A sequence of Info structs will be used in lookup.cc (see below). The function Update is used to update the count of how many times each word occurs, this is similar to what was done in last week's lab. Notice that both the Sequence and SequenceIterator variables are templated.

  struct Info
  {
      string word;
      int count;       // # of times word occurs
  };

  void
  Update(Sequence & seq,const string & key)
  // postcondition: returns true if seq contains a struct with
  //                word == key, otherwise returns false
 {
      SequenceIterator<Info> iter(seq);

      for(iter.First(); ! iter.IsDone(); iter.Next())
      {
          if (iter.Current().word == key)
  	  {
	      iter.Current().count++;
	      return;
	  }
      }
      // word not found, add to list
      Info dummy;
      dummy.word = key;
      dummy.count = 1;
      seq.Prepend(dummy);
  }

1.1: Time the program

Compile and run the program lookup.cc . Run the program on the three data files: poe.txt, twain.txt, and melville.txt (hamlet.txt will take a long time but you can try it if you'd like to). For these three, type "data/" in front of the file name, e.g. "data/poe.txt". The output just prints how long the process takes, the words are not printed. You are to add code so that an iterator is used in main to print the first 30 words of the sequence. If you define the iterator properly, you can use code as shown below to print the first 30 words.

    for(iter.First(); !iter.IsDone(); iter.Next())
    {
        count++;
        if (count > 30) break;                // print first 30 only
        cout << iter.Current().count << "\t"
	     << iter.Current().word << endl;
    }
You'll also need to modify the function Update to keep track of the number of unique words. This will involve adding another parameter to the function. Put the number of unique words, total number of (non-unique) words, and the total time for update for each of these files in a README file.

Change the call to Prepend for the sequence used in the function Update to Append . Rerun the program and time the results for the three data files. Include these results in the README file.

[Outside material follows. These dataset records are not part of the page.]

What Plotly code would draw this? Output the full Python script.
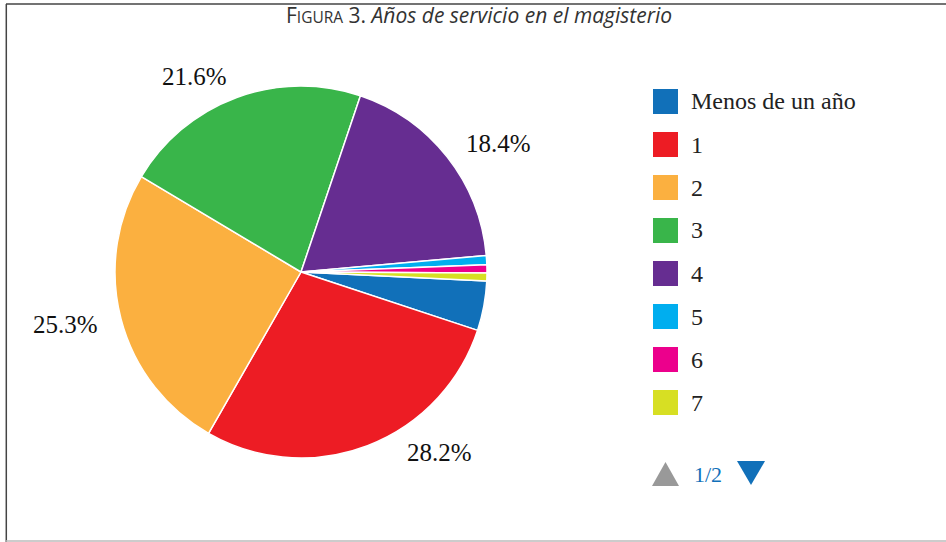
import math
import plotly.graph_objects as go

# ---------------- data ----------------
categories = ["Menos de un año", "1", "2", "3", "4", "5", "6", "7"]
values = [4.3, 28.2, 25.3, 21.6, 18.4, 0.8, 0.7, 0.7]
colors = ["#1170B9", "#ED1C24", "#FBB040", "#39B54A", "#662D91",
          "#00AEEF", "#EC008C", "#D7DF23"]
page_text = "1/2"

# ---------------- layout constants (pixels) ----------------
W, H = 946, 542
CX, CY, R = 301, 272, 186          # pie centre / radius
ROT = 92.8                         # start angle (deg clockwise from 12 o'clock)
LABEL_R = 208                      # label anchor radius
LABEL_Y_MIN, LABEL_Y_MAX = 60, 452
SERIF = "Liberation Serif, Times New Roman, serif"
SANS = "Open Sans, Noto Sans, sans-serif"


def px(x):
    return x / W


def py(y):
    return 1 - y / H


fig = go.Figure(go.Pie(
    labels=categories,
    values=values,
    marker=dict(colors=colors, line=dict(color="white", width=1.5)),
    sort=False,
    direction="clockwise",
    rotation=ROT,
    textinfo="none",
    hoverinfo="label+percent",
    showlegend=False,
    domain=dict(x=[px(CX - R), px(CX + R)], y=[py(CY + R), py(CY - R)]),
))

annotations = []
shapes = []

# ---- percentage labels for the large slices (computed from data) ----
total = sum(values)
cum = 0.0
for v in values:
    mid = ROT + 360.0 * (cum + v / 2.0) / total
    cum += v
    if v < 10:
        continue
    a = math.radians(mid)
    y = CY - LABEL_R * math.cos(a)
    y = min(max(y, LABEL_Y_MIN), LABEL_Y_MAX)
    dx = math.sqrt(max(LABEL_R ** 2 - (y - CY) ** 2, 0))
    right = math.sin(a) > 0
    x = CX + dx if right else CX - dx
    annotations.append(dict(
        x=px(x), y=py(y), xref="paper", yref="paper",
        text=f"{v:.1f}%", showarrow=False,
        xanchor="left" if right else "right", yanchor="middle",
        font=dict(family=SERIF, size=25, color="#111111"),
    ))

# ---- custom legend (first page) ----
LEG_X, LEG_Y0, LEG_DY, SQ = 653, 101.5, 43, 25
for i, (lab, col) in enumerate(zip(categories, colors)):
    yc = LEG_Y0 + LEG_DY * i
    shapes.append(dict(
        type="rect", xref="paper", yref="paper",
        x0=px(LEG_X), x1=px(LEG_X + SQ), y0=py(yc + SQ / 2), y1=py(yc - SQ / 2),
        fillcolor=col, line=dict(width=0),
    ))
    annotations.append(dict(
        x=px(LEG_X + SQ + 11), y=py(yc), xref="paper", yref="paper",
        text=lab, showarrow=False, xanchor="left", yanchor="middle",
        font=dict(family=SERIF, size=24, color="#222222"),
    ))

# ---- legend pager ----
NAV_Y = 474
up = (f"M {px(652)},{py(486)} L {px(679)},{py(486)} L {px(665.5)},{py(462)} Z")
down = (f"M {px(737)},{py(461)} L {px(765)},{py(461)} L {px(751)},{py(485)} Z")
shapes.append(dict(type="path", xref="paper", yref="paper", path=up,
                   fillcolor="#999999", line=dict(width=0)))
shapes.append(dict(type="path", xref="paper", yref="paper", path=down,
                   fillcolor="#1170B9", line=dict(width=0)))
annotations.append(dict(
    x=px(707.5), y=py(NAV_Y), xref="paper", yref="paper", text=page_text,
    showarrow=False, xanchor="center", yanchor="middle",
    font=dict(family=SERIF, size=22, color="#1170B9"),
))

# ---- title ----
annotations.append(dict(
    x=px(478.5), y=py(15), xref="paper", yref="paper",
    text="F<span style='font-size:15.5px'>IGURA</span> 3. <i>Años de servicio en el magisterio</i>",
    showarrow=False, xanchor="center", yanchor="middle",
    font=dict(family=SANS, size=21, color="#333333"),
))

# ---- frame lines ----
shapes.append(dict(type="line", xref="paper", yref="paper",
                   x0=px(6), x1=1, y0=py(4), y1=py(4),
                   line=dict(color="#444444", width=1.5)))
shapes.append(dict(type="line", xref="paper", yref="paper",
                   x0=px(6.3), x1=px(6.3), y0=py(4), y1=0,
                   line=dict(color="#444444", width=1.5)))
shapes.append(dict(type="line", xref="paper", yref="paper",
                   x0=px(6), x1=1, y0=py(541), y1=py(541),
                   line=dict(color="#BBBBBB", width=1.5)))

fig.update_layout(
    width=W, height=H,
    margin=dict(l=0, r=0, t=0, b=0),
    paper_bgcolor="white", plot_bgcolor="white",
    annotations=annotations, shapes=shapes,
)

fig.write_html(
    "out.html",
    config={"displayModeBar": False},
    post_script="document.body.style.margin='0';document.body.style.overflow='hidden';",
)
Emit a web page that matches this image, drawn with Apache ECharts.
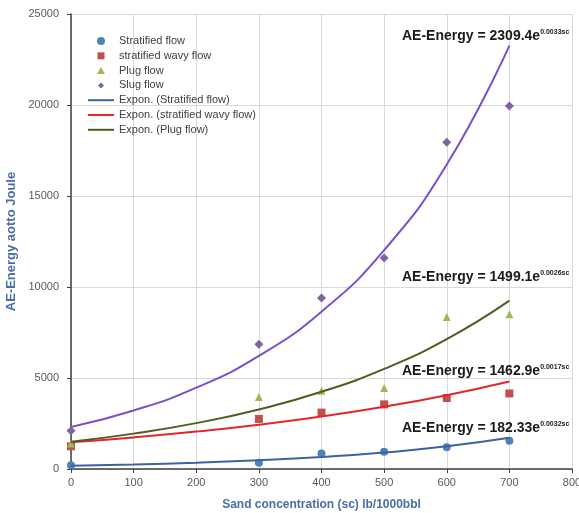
<!DOCTYPE html>
<html>
<head>
<meta charset="utf-8">
<script src="https://cdn.jsdelivr.net/npm/echarts@6/dist/echarts.min.js"></script>
<style>html,body{margin:0;padding:0;background:#fff}#c{width:579px;height:513px}</style>
</head>
<body>
<div id="c"></div>
<script>
// Measured sand concentrations (x) and AE-Energy values
var sandConc = [0, 300, 400, 500, 600, 700];
var stratifiedFlow = [200, 350, 850, 950, 1200, 1550];
var stratifiedWavyFlow = [1250, 2750, 3100, 3550, 3900, 4150];
var plugFlow = [1400, 3950, 4300, 4450, 8350, 8500];
var slugFlow = [2100, 6850, 9400, 11600, 17950, 19950];

// Trend line values
var trendX = [0, 100, 200, 300, 400, 500, 600, 700];
var trendStratified = [182, 251, 346, 476, 656, 903, 1244, 1713];
var trendWavy = [1463, 1734, 2055, 2436, 2888, 3423, 4057, 4809];
var trendPlug = [1499, 1944, 2521, 3270, 4241, 5500, 7134, 9252];
var trendSlug = [2309, 3212, 4468, 6215, 8645, 12025, 16727, 23260];

// Axis ticks
var xTicks = {min: 0, max: 800, interval: 100};
var yTicks = {min: 0, max: 25000, interval: 5000};

var equations = [
  {a: '2309.4', b: '0.0033sc'},
  {a: '1499.1', b: '0.0026sc'},
  {a: '1462.9', b: '0.0017sc'},
  {a: '182.33', b: '0.0032sc'}
];

function pairs(xs, ys) { return xs.map(function (x, i) { return [x, ys[i]]; }); }

var chart = echarts.init(document.getElementById('c'), null, {renderer: 'canvas'});
var FONT = '"Liberation Sans", Arial, sans-serif';
var eqTop = [27, 268, 362, 419];

// legend icons padded to a 26x8 box so shapes keep their size
var PAD = 'M0,0 L0,0 M26,8 L26,8 ';
var icons = {
  rect: 'path://' + PAD + 'M9.5,0.5 L16.5,0.5 L16.5,7.5 L9.5,7.5 Z',
  tri: 'path://' + PAD + 'M13,0.5 L17,7.5 L9,7.5 Z',
  dia: 'path://' + PAD + 'M13,1 L16,4 L13,7 L10,4 Z',
  line: 'path://' + PAD + 'M0,3 L26,3 L26,5 L0,5 Z'
};

var option = {
  backgroundColor: '#fff',
  animation: false,
  grid: {left: 71, right: 7, top: 14, bottom: 44, containLabel: false, outerBoundsMode: 'none'},
  legend: {
    orient: 'vertical', left: 83, top: 29,
    itemWidth: 26, itemHeight: 8, itemGap: 0.8,
    textStyle: {fontFamily: FONT, fontSize: 11, color: '#404040', lineHeight: 14},
    data: [
      {name: 'Stratified flow', icon: 'circle'},
      {name: 'stratified wavy flow', icon: icons.rect},
      {name: 'Plug flow', icon: icons.tri},
      {name: 'Slug flow', icon: icons.dia},
      {name: 'Expon. (Stratified flow)', icon: icons.line},
      {name: 'Expon. (stratified wavy flow)', icon: icons.line},
      {name: 'Expon. (Plug flow)', icon: icons.line}
    ]
  },
  xAxis: {
    type: 'value', min: xTicks.min, max: xTicks.max, interval: xTicks.interval,
    name: 'Sand concentration (sc) lb/1000bbl', nameLocation: 'middle', nameGap: 30,
    nameTextStyle: {fontFamily: FONT, fontSize: 12, fontWeight: 'bold', color: '#4a6ea8'},
    axisLine: {lineStyle: {color: '#404040', width: 1.5}},
    axisTick: {show: true, length: 4, lineStyle: {color: '#404040'}},
    axisLabel: {fontFamily: FONT, fontSize: 11, color: '#595959', margin: 8, formatter: function (v) { return String(v); }},
    splitLine: {show: true, lineStyle: {color: '#d9d9d9', width: 1}}
  },
  yAxis: {
    type: 'value', min: yTicks.min, max: yTicks.max, interval: yTicks.interval,
    name: 'AE-Energy aotto Joule', nameLocation: 'middle', nameGap: 47, nameRotate: 90,
    nameTextStyle: {fontFamily: FONT, fontSize: 13, fontWeight: 'bold', color: '#4a6ea8'},
    axisLine: {show: true, lineStyle: {color: '#404040', width: 1.5}},
    axisTick: {show: true, length: 4, lineStyle: {color: '#404040'}},
    axisLabel: {fontFamily: FONT, fontSize: 11, color: '#595959', margin: 12, formatter: function (v) { return String(v); }},
    splitLine: {show: true, lineStyle: {color: '#d9d9d9', width: 1}}
  },
  series: [
    {name: 'Expon. (Stratified flow)', type: 'line', smooth: true, symbol: 'none',
     data: pairs(trendX, trendStratified), lineStyle: {color: '#3a63a3', width: 2}, itemStyle: {color: '#3a63a3'}},
    {name: 'Expon. (stratified wavy flow)', type: 'line', smooth: true, symbol: 'none',
     data: pairs(trendX, trendWavy), lineStyle: {color: '#e3262b', width: 2}, itemStyle: {color: '#e3262b'}},
    {name: 'Expon. (Plug flow)', type: 'line', smooth: true, symbol: 'none',
     data: pairs(trendX, trendPlug), lineStyle: {color: '#4f5d22', width: 2}, itemStyle: {color: '#4f5d22'}},
    {name: 'Expon. (Slug flow)', type: 'line', smooth: true, symbol: 'none',
     data: pairs(trendX, trendSlug), lineStyle: {color: '#7b4fcc', width: 2}, itemStyle: {color: '#7b4fcc'}},
    {name: 'Stratified flow', type: 'scatter', symbol: 'circle', symbolSize: 8,
     data: pairs(sandConc, stratifiedFlow), itemStyle: {color: '#4f81bd', opacity: 1}},
    {name: 'stratified wavy flow', type: 'scatter', symbol: 'rect', symbolSize: 8,
     data: pairs(sandConc, stratifiedWavyFlow), itemStyle: {color: '#c0504d', opacity: 1}},
    {name: 'Plug flow', type: 'scatter', symbol: 'triangle', symbolSize: 8,
     data: pairs(sandConc, plugFlow), itemStyle: {color: '#9bbb59', opacity: 1}},
    {name: 'Slug flow', type: 'scatter', symbol: 'diamond', symbolSize: 9,
     data: pairs(sandConc, slugFlow), itemStyle: {color: '#8064a2', opacity: 1}}
  ],
  graphic: equations.map(function (eq, i) {
    return {
      type: 'text', left: 402, top: eqTop[i], z: 100,
      style: {
        text: '{m|AE-Energy = ' + eq.a + 'e}{s|' + eq.b + '}',
        rich: {
          m: {fontFamily: FONT, fontSize: 14, fontWeight: 'bold', fill: '#1a1a1a', lineHeight: 16, verticalAlign: 'bottom'},
          s: {fontFamily: FONT, fontSize: 7, fontWeight: 'bold', fill: '#1a1a1a', lineHeight: 16, verticalAlign: 'top', padding: [2, 0, 0, 0]}
        }
      }
    };
  })
};
chart.setOption(option);
</script>
</body>
</html>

Part 2: Vectors of Sequences

For this program, use your modified lookup.cc program, but copy it first:

       cp lookup.cc lookup2.cc

Instead of using one sequence, you'll now modify the program lookup2.cc to use a vector of sequences, one for each character, e.g., 'a' and 'Z' (and all other characters as well) but you'll need to account for words that start with any character. For this you'll need a vector of 256 sequences. You can define this vector as shown below.

    const int MAX_INDEX = 256;
    Vector <Sequence<Info>  > list(MAX_INDEX);
Notice the space between the two > symbols; this is necessary to avoid confusion with the stream extraction operator >> .

When calling the function Update you'll need to pass the appropriate sequence (according to the first letter of the word being updated). For example, if the word is "bubble", it will be updated in the 'b'-sequence, which is accessible as list['b'] where list is the vector of sequences. In general, you can use list[word[0]] to specify the appropriate sequence since word[0] is the first character of the string word.

You'll also need to modify the code that prints all the words to print all 256 sequences (some may not have any words in them, but the iterator will do the right thing.)

Time the same three files and include the results in your README file. Then change the number of sequences from 256 to 1001 (this should involve changing a constant). Now, instead of using word[0] to determine which sequence will store a word, use the arithmetic expression below for variable index .

    int len = word.length();
    int index = (len * (word[0] + word[len-1])) % MAX_INDEX;
Note that the modulus operator is used to ensure that the indexing expression is a valid vector index.

Time the program again for the same three data files. In your README file try to explain the difference in timings.

When you turn in this program, turn in the version with the vector of 1001 elements


Extra Credit

Create a new file lookup3.cc (you'll need to copy one of the previous lookup programs to start).

Rather than storing words and how many times they occur, for this modification you'll store the line number on which every word occurs. To do this you'll read the data one line at a time, then get the words from a line using an input string stream. You'll modify the Info struct so that in addition to storing a word and how many times the word occurs, the struct will also store a list of line numbers on which the word occurs. You can use a sequence of integers for this, each time a new occurrence of a word is found, use Append to add the line number to the end of the sequence.

In making this modification you should store only the first 20 line numbers on which a word occurs, not all the line numbers.

To read words a line at a time, use the loop in the file linelook.cc . You will probably want to copy your working program from either Part 1 or Part 2 then cut and paste the new loop for reading lines and extracting words.


Submitting the lab

To turn in programs: When your modified programs work, you can submit them, along with a README describing how long it took you and what your impressions of the lab are. Type (where N is your section number: 1, 2, or 3):

      submit100e lab9secN README lookup.cc lookup2.cc 

(include the extra-credit program if you did it).

The README file should include your name, how long you worked on the program, and anyone you received significant help from. You should also include any comments you have about the lab.

You should receive a message telling you that the programs were submitted correctly.